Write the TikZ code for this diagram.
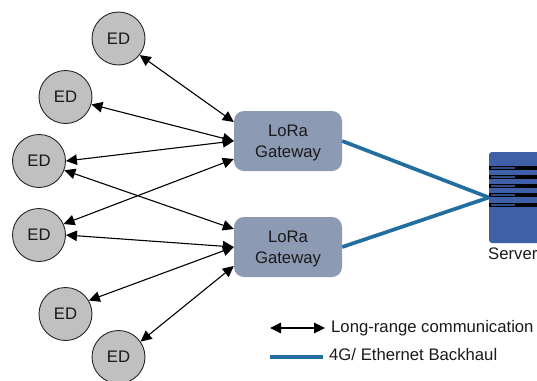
\documentclass[tikz,border=0pt]{standalone}
\usepackage{fontspec}
\setmainfont{Liberation Sans}
\usetikzlibrary{arrows.meta}
\definecolor{edfill}{HTML}{C0C0C0}
\definecolor{gwfill}{HTML}{8C9AB3}
\definecolor{srvfill}{HTML}{3F60A9}
\definecolor{srvline}{HTML}{2F4D85}
\definecolor{backhaul}{HTML}{226E9E}
\definecolor{txt}{HTML}{1A1A1A}
\newcommand{\gwstrut}{\rule{0pt}{16pt}}
\tikzset{
  ednode/.style={circle,draw=black!85,line width=0.9pt,fill=edfill,minimum size=53pt,inner sep=0pt,text=txt,font=\fontsize{16.7}{20}\selectfont},
  gwnode/.style={rectangle,rounded corners=10pt,fill=gwfill,minimum width=108pt,minimum height=60pt,inner sep=0pt,align=center,text=txt,font=\fontsize{16.7}{21}\selectfont},
  lora/.style={line width=1.1pt,{Triangle[length=11pt,width=10.5pt]}-{Triangle[length=11pt,width=10.5pt]}},
  haul/.style={line width=3.7pt,draw=backhaul},
  legendtext/.style={anchor=west,inner sep=0pt,text=txt,font=\fontsize{16.7}{20}\selectfont},
  stripe/.style={fill=black,draw=none},
  stripeinner/.style={draw=srvline,line width=1.2pt}
}
\begin{document}
\begin{tikzpicture}[x=1pt,y=-1pt]
\path[use as bounding box,clip] (0,0) rectangle (537,380);
\node[ednode] (e1) at (118.5,38.5) {ED};
\node[ednode] (e2) at (65.5,97) {ED};
\node[ednode] (e3) at (39,161) {ED};
\node[ednode] (e4) at (39,235) {ED};
\node[ednode] (e5) at (65.5,314) {ED};
\node[ednode] (e6) at (118.5,357) {ED};
\node[gwnode] (g1) at (288,141) {\gwstrut LoRa\\Gateway};
\node[gwnode] (g2) at (288,247) {\gwstrut LoRa\\Gateway};
% server
\node[rectangle,rounded corners=3pt,fill=srvfill,minimum width=56pt,minimum height=91pt,inner sep=0pt] (srv) at (517,197.5) {};
\foreach \yy in {168,177,186,195,205}{
  \fill[stripe] (489,\yy-2) rectangle (537,\yy+2);
  \draw[stripeinner] (491,\yy) -- (515,\yy);
}
\node[anchor=west,inner sep=0pt,text=txt,font=\fontsize{16.7}{20}\selectfont] (srvlabel) at (488,254) {Server};
% connectors
\draw[lora] (e1.-38) -- ([yshift=19pt]g1.west);
\draw[lora] (e2.-16) -- (g1.west);
\draw[lora] (e3.east) -- (g1.west);
\draw[lora] (e4.24) -- ([yshift=-18pt]g1.west);
\draw[lora] (e3.-20) -- ([yshift=18pt]g2.west);
\draw[lora] (e4.east) -- (g2.west);
\draw[lora] (e5.30) -- (g2.west);
\draw[lora] (e6.35) -- ([yshift=-19pt]g2.west);
\draw[haul] (g1.east) -- (srv.west);
\draw[haul] (g2.east) -- (srv.west);
% legend
\coordinate (la) at (270,328);
\coordinate (lb) at (325,328);
\coordinate (lc) at (270,357);
\coordinate (ld) at (323,357);
\draw[lora] (la) -- (lb);
\draw[haul] (lc) -- (ld);
\node[legendtext] (lt1) at (331,328) {Long-range communication};
\node[legendtext] (lt2) at (329,355) {4G/ Ethernet Backhaul};
\end{tikzpicture}
\end{document}
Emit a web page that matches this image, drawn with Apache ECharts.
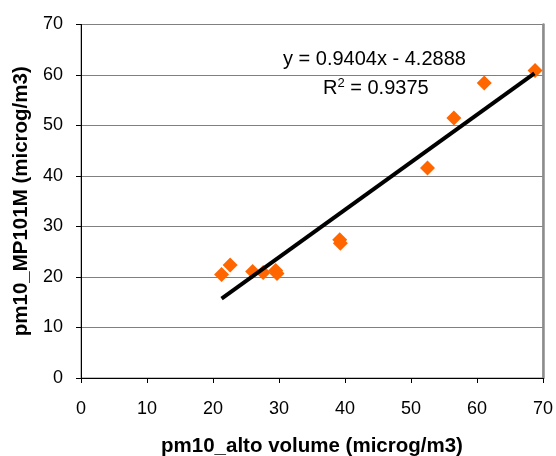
<!DOCTYPE html>
<html>
<head>
<meta charset="utf-8">
<script src="https://cdn.jsdelivr.net/npm/echarts@6/dist/echarts.min.js"></script>
<style>
html, body { margin: 0; padding: 0; background: #fff; }
#chart { width: 556px; height: 456px; }
</style>
</head>
<body>
<div id="chart"></div>
<script>
// pm10 measurements: alto volume (x) vs MP101M (y)
const altoVolume = [21.3, 22.6, 26.0, 27.6, 29.5, 29.7, 39.2, 39.3, 52.5, 56.5, 61.1, 68.8];
const mp101m = [20.5, 22.4, 21.1, 20.9, 21.3, 20.7, 27.4, 26.7, 41.6, 51.5, 58.4, 60.9];
// linear trend shown on the chart
const slope = 0.9404;
const intercept = -4.2888;
const trendRange = [21.3, 68.7];
const axisTicks = [0, 10, 20, 30, 40, 50, 60, 70];

const points = altoVolume.map((x, i) => [x, mp101m[i]]);
const trend = trendRange.map(x => [x, slope * x + intercept]);

const font = 'Liberation Sans, Arial, sans-serif';
const axMin = axisTicks[0];
const axMax = axisTicks[axisTicks.length - 1];
const chart = echarts.init(document.getElementById('chart'));
chart.setOption({
  animation: false,
  backgroundColor: '#fff',
  grid: {
    left: 81, right: 13, top: 24.5, bottom: 78,
    outerBoundsMode: 'none',
    show: true, borderColor: '#808080', borderWidth: 1
  },
  xAxis: {
    type: 'value',
    min: axMin, max: axMax, interval: 10,
    name: 'pm10_alto volume (microg/m3)',
    nameLocation: 'middle',
    nameGap: 58,
    nameTextStyle: { fontFamily: font, fontSize: 20.5, fontWeight: 'bold', color: '#000' },
    axisLine: { lineStyle: { color: '#000', width: 1 } },
    axisTick: { show: true, length: 5, lineStyle: { color: '#000' } },
    axisLabel: { fontFamily: font, fontSize: 18, color: '#000', margin: 22 },
    splitLine: { show: false }
  },
  yAxis: [
    {
      type: 'value',
      min: axMin, max: axMax, interval: 10,
      name: 'pm10_MP101M (microg/m3)',
      nameLocation: 'middle',
      nameGap: 45,
      nameTextStyle: { fontFamily: font, fontSize: 20.5, fontWeight: 'bold', color: '#000' },
      axisLine: { show: true, lineStyle: { color: '#000', width: 1 } },
      axisTick: { show: true, length: 5, lineStyle: { color: '#000' } },
      axisLabel: { fontFamily: font, fontSize: 18, color: '#000', margin: 18 },
      splitLine: { show: true, lineStyle: { color: '#808080', width: 1 } }
    },
    {
      // right edge of the plot area (thicker grey frame)
      type: 'value',
      position: 'right',
      min: axMin, max: axMax, interval: 10,
      axisLine: { show: true, lineStyle: { color: '#8c8c8c', width: 2.5 } },
      axisTick: { show: false },
      axisLabel: { show: false },
      splitLine: { show: false }
    }
  ],
  series: [
    {
      type: 'scatter',
      data: points,
      symbol: 'diamond',
      symbolSize: 15,
      itemStyle: { color: '#FF6600', opacity: 1 },
      z: 2
    },
    {
      type: 'line',
      data: trend,
      symbol: 'none',
      lineStyle: { color: '#000', width: 4 },
      z: 3
    }
  ],
  graphic: [
    {
      type: 'text', left: 283, top: 49,
      style: { text: 'y = 0.9404x - 4.2888', font: '20px ' + font, fill: '#000' }
    },
    {
      type: 'text', left: 323, top: 77,
      style: {
        text: 'R{sup|2} = 0.9375',
        font: '20px ' + font, fill: '#000',
        rich: { sup: { fontSize: 13, fontFamily: font, verticalAlign: 'top', padding: [0, 0, 9, 0] } }
      }
    }
  ]
});
</script>
</body>
</html>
===============
■ WHAT THE TASK ASKS ■
In your copy, leave out the pictures and reproduce the material above exactly.

■ FULL RESPONSE ■
Write the TikZ code for this diagram.
\documentclass[tikz,border=0pt]{standalone}
\usepackage{fontspec}
\setmainfont{Liberation Sans}
\usetikzlibrary{arrows.meta}
\definecolor{edfill}{HTML}{C0C0C0}
\definecolor{gwfill}{HTML}{8C9AB3}
\definecolor{srvfill}{HTML}{3F60A9}
\definecolor{srvline}{HTML}{2F4D85}
\definecolor{backhaul}{HTML}{226E9E}
\definecolor{txt}{HTML}{1A1A1A}
\newcommand{\gwstrut}{\rule{0pt}{16pt}}
\tikzset{
  ednode/.style={circle,draw=black!85,line width=0.9pt,fill=edfill,minimum size=53pt,inner sep=0pt,text=txt,font=\fontsize{16.7}{20}\selectfont},
  gwnode/.style={rectangle,rounded corners=10pt,fill=gwfill,minimum width=108pt,minimum height=60pt,inner sep=0pt,align=center,text=txt,font=\fontsize{16.7}{21}\selectfont},
  lora/.style={line width=1.1pt,{Triangle[length=11pt,width=10.5pt]}-{Triangle[length=11pt,width=10.5pt]}},
  haul/.style={line width=3.7pt,draw=backhaul},
  legendtext/.style={anchor=west,inner sep=0pt,text=txt,font=\fontsize{16.7}{20}\selectfont},
  stripe/.style={fill=black,draw=none},
  stripeinner/.style={draw=srvline,line width=1.2pt}
}
\begin{document}
\begin{tikzpicture}[x=1pt,y=-1pt]
\path[use as bounding box,clip] (0,0) rectangle (537,380);
\node[ednode] (e1) at (118.5,38.5) {ED};
\node[ednode] (e2) at (65.5,97) {ED};
\node[ednode] (e3) at (39,161) {ED};
\node[ednode] (e4) at (39,235) {ED};
\node[ednode] (e5) at (65.5,314) {ED};
\node[ednode] (e6) at (118.5,357) {ED};
\node[gwnode] (g1) at (288,141) {\gwstrut LoRa\\Gateway};
\node[gwnode] (g2) at (288,247) {\gwstrut LoRa\\Gateway};
% server
\node[rectangle,rounded corners=3pt,fill=srvfill,minimum width=56pt,minimum height=91pt,inner sep=0pt] (srv) at (517,197.5) {};
\foreach \yy in {168,177,186,195,205}{
  \fill[stripe] (489,\yy-2) rectangle (537,\yy+2);
  \draw[stripeinner] (491,\yy) -- (515,\yy);
}
\node[anchor=west,inner sep=0pt,text=txt,font=\fontsize{16.7}{20}\selectfont] (srvlabel) at (488,254) {Server};
% connectors
\draw[lora] (e1.-38) -- ([yshift=19pt]g1.west);
\draw[lora] (e2.-16) -- (g1.west);
\draw[lora] (e3.east) -- (g1.west);
\draw[lora] (e4.24) -- ([yshift=-18pt]g1.west);
\draw[lora] (e3.-20) -- ([yshift=18pt]g2.west);
\draw[lora] (e4.east) -- (g2.west);
\draw[lora] (e5.30) -- (g2.west);
\draw[lora] (e6.35) -- ([yshift=-19pt]g2.west);
\draw[haul] (g1.east) -- (srv.west);
\draw[haul] (g2.east) -- (srv.west);
% legend
\coordinate (la) at (270,328);
\coordinate (lb) at (325,328);
\coordinate (lc) at (270,357);
\coordinate (ld) at (323,357);
\draw[lora] (la) -- (lb);
\draw[haul] (lc) -- (ld);
\node[legendtext] (lt1) at (331,328) {Long-range communication};
\node[legendtext] (lt2) at (329,355) {4G/ Ethernet Backhaul};
\end{tikzpicture}
\end{document}
Emit a web page that matches this image, drawn with Apache ECharts.
<!DOCTYPE html>
<html>
<head>
<meta charset="utf-8">
<script src="https://cdn.jsdelivr.net/npm/echarts@6/dist/echarts.min.js"></script>
<style>
html, body { margin: 0; padding: 0; background: #fff; }
#chart { width: 556px; height: 456px; }
</style>
</head>
<body>
<div id="chart"></div>
<script>
// pm10 measurements: alto volume (x) vs MP101M (y)
const altoVolume = [21.3, 22.6, 26.0, 27.6, 29.5, 29.7, 39.2, 39.3, 52.5, 56.5, 61.1, 68.8];
const mp101m = [20.5, 22.4, 21.1, 20.9, 21.3, 20.7, 27.4, 26.7, 41.6, 51.5, 58.4, 60.9];
// linear trend shown on the chart
const slope = 0.9404;
const intercept = -4.2888;
const trendRange = [21.3, 68.7];
const axisTicks = [0, 10, 20, 30, 40, 50, 60, 70];

const points = altoVolume.map((x, i) => [x, mp101m[i]]);
const trend = trendRange.map(x => [x, slope * x + intercept]);

const font = 'Liberation Sans, Arial, sans-serif';
const axMin = axisTicks[0];
const axMax = axisTicks[axisTicks.length - 1];
const chart = echarts.init(document.getElementById('chart'));
chart.setOption({
  animation: false,
  backgroundColor: '#fff',
  grid: {
    left: 81, right: 13, top: 24.5, bottom: 78,
    outerBoundsMode: 'none',
    show: true, borderColor: '#808080', borderWidth: 1
  },
  xAxis: {
    type: 'value',
    min: axMin, max: axMax, interval: 10,
    name: 'pm10_alto volume (microg/m3)',
    nameLocation: 'middle',
    nameGap: 58,
    nameTextStyle: { fontFamily: font, fontSize: 20.5, fontWeight: 'bold', color: '#000' },
    axisLine: { lineStyle: { color: '#000', width: 1 } },
    axisTick: { show: true, length: 5, lineStyle: { color: '#000' } },
    axisLabel: { fontFamily: font, fontSize: 18, color: '#000', margin: 22 },
    splitLine: { show: false }
  },
  yAxis: [
    {
      type: 'value',
      min: axMin, max: axMax, interval: 10,
      name: 'pm10_MP101M (microg/m3)',
      nameLocation: 'middle',
      nameGap: 45,
      nameTextStyle: { fontFamily: font, fontSize: 20.5, fontWeight: 'bold', color: '#000' },
      axisLine: { show: true, lineStyle: { color: '#000', width: 1 } },
      axisTick: { show: true, length: 5, lineStyle: { color: '#000' } },
      axisLabel: { fontFamily: font, fontSize: 18, color: '#000', margin: 18 },
      splitLine: { show: true, lineStyle: { color: '#808080', width: 1 } }
    },
    {
      // right edge of the plot area (thicker grey frame)
      type: 'value',
      position: 'right',
      min: axMin, max: axMax, interval: 10,
      axisLine: { show: true, lineStyle: { color: '#8c8c8c', width: 2.5 } },
      axisTick: { show: false },
      axisLabel: { show: false },
      splitLine: { show: false }
    }
  ],
  series: [
    {
      type: 'scatter',
      data: points,
      symbol: 'diamond',
      symbolSize: 15,
      itemStyle: { color: '#FF6600', opacity: 1 },
      z: 2
    },
    {
      type: 'line',
      data: trend,
      symbol: 'none',
      lineStyle: { color: '#000', width: 4 },
      z: 3
    }
  ],
  graphic: [
    {
      type: 'text', left: 283, top: 49,
      style: { text: 'y = 0.9404x - 4.2888', font: '20px ' + font, fill: '#000' }
    },
    {
      type: 'text', left: 323, top: 77,
      style: {
        text: 'R{sup|2} = 0.9375',
        font: '20px ' + font, fill: '#000',
        rich: { sup: { fontSize: 13, fontFamily: font, verticalAlign: 'top', padding: [0, 0, 9, 0] } }
      }
    }
  ]
});
</script>
</body>
</html>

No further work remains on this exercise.